SOURCE RECORDS:

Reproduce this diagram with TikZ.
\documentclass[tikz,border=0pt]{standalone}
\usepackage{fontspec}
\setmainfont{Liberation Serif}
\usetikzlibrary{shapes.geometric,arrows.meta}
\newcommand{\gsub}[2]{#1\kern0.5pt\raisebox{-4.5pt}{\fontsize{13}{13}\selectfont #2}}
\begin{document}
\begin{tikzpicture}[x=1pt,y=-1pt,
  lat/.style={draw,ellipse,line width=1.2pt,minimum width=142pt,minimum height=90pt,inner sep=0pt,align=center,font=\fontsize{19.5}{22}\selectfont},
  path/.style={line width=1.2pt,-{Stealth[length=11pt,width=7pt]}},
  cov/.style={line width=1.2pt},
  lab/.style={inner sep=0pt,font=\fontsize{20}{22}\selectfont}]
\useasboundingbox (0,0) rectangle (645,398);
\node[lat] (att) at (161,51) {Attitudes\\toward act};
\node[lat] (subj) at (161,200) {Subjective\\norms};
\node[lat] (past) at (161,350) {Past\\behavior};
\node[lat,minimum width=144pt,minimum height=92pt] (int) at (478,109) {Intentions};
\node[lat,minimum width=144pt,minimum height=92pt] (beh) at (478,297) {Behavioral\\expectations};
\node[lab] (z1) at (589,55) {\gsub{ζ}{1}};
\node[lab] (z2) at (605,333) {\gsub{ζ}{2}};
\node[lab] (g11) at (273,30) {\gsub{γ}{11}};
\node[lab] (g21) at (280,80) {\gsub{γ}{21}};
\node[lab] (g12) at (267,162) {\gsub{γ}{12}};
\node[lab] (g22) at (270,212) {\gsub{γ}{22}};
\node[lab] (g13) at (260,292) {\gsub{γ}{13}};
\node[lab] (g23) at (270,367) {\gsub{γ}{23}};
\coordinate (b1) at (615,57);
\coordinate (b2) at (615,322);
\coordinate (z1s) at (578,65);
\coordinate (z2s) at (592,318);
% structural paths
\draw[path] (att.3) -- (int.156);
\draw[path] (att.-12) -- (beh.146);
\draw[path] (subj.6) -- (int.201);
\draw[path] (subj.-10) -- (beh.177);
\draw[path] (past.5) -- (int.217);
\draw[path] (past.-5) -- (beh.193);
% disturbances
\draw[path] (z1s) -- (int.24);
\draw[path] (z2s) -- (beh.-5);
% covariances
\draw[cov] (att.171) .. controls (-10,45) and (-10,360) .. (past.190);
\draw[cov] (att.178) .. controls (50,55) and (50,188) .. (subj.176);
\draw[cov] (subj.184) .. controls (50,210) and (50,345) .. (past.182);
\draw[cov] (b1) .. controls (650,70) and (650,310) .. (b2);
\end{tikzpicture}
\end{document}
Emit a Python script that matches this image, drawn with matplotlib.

AIM OF THE EXERCISE: Restate the whole listing exactly.

OUTPUT BELOW:
Reproduce this diagram with TikZ.
\documentclass[tikz,border=0pt]{standalone}
\usepackage{fontspec}
\setmainfont{Liberation Serif}
\usetikzlibrary{shapes.geometric,arrows.meta}
\newcommand{\gsub}[2]{#1\kern0.5pt\raisebox{-4.5pt}{\fontsize{13}{13}\selectfont #2}}
\begin{document}
\begin{tikzpicture}[x=1pt,y=-1pt,
  lat/.style={draw,ellipse,line width=1.2pt,minimum width=142pt,minimum height=90pt,inner sep=0pt,align=center,font=\fontsize{19.5}{22}\selectfont},
  path/.style={line width=1.2pt,-{Stealth[length=11pt,width=7pt]}},
  cov/.style={line width=1.2pt},
  lab/.style={inner sep=0pt,font=\fontsize{20}{22}\selectfont}]
\useasboundingbox (0,0) rectangle (645,398);
\node[lat] (att) at (161,51) {Attitudes\\toward act};
\node[lat] (subj) at (161,200) {Subjective\\norms};
\node[lat] (past) at (161,350) {Past\\behavior};
\node[lat,minimum width=144pt,minimum height=92pt] (int) at (478,109) {Intentions};
\node[lat,minimum width=144pt,minimum height=92pt] (beh) at (478,297) {Behavioral\\expectations};
\node[lab] (z1) at (589,55) {\gsub{ζ}{1}};
\node[lab] (z2) at (605,333) {\gsub{ζ}{2}};
\node[lab] (g11) at (273,30) {\gsub{γ}{11}};
\node[lab] (g21) at (280,80) {\gsub{γ}{21}};
\node[lab] (g12) at (267,162) {\gsub{γ}{12}};
\node[lab] (g22) at (270,212) {\gsub{γ}{22}};
\node[lab] (g13) at (260,292) {\gsub{γ}{13}};
\node[lab] (g23) at (270,367) {\gsub{γ}{23}};
\coordinate (b1) at (615,57);
\coordinate (b2) at (615,322);
\coordinate (z1s) at (578,65);
\coordinate (z2s) at (592,318);
% structural paths
\draw[path] (att.3) -- (int.156);
\draw[path] (att.-12) -- (beh.146);
\draw[path] (subj.6) -- (int.201);
\draw[path] (subj.-10) -- (beh.177);
\draw[path] (past.5) -- (int.217);
\draw[path] (past.-5) -- (beh.193);
% disturbances
\draw[path] (z1s) -- (int.24);
\draw[path] (z2s) -- (beh.-5);
% covariances
\draw[cov] (att.171) .. controls (-10,45) and (-10,360) .. (past.190);
\draw[cov] (att.178) .. controls (50,55) and (50,188) .. (subj.176);
\draw[cov] (subj.184) .. controls (50,210) and (50,345) .. (past.182);
\draw[cov] (b1) .. controls (650,70) and (650,310) .. (b2);
\end{tikzpicture}
\end{document}
Emit a Python script that matches this image, drawn with matplotlib.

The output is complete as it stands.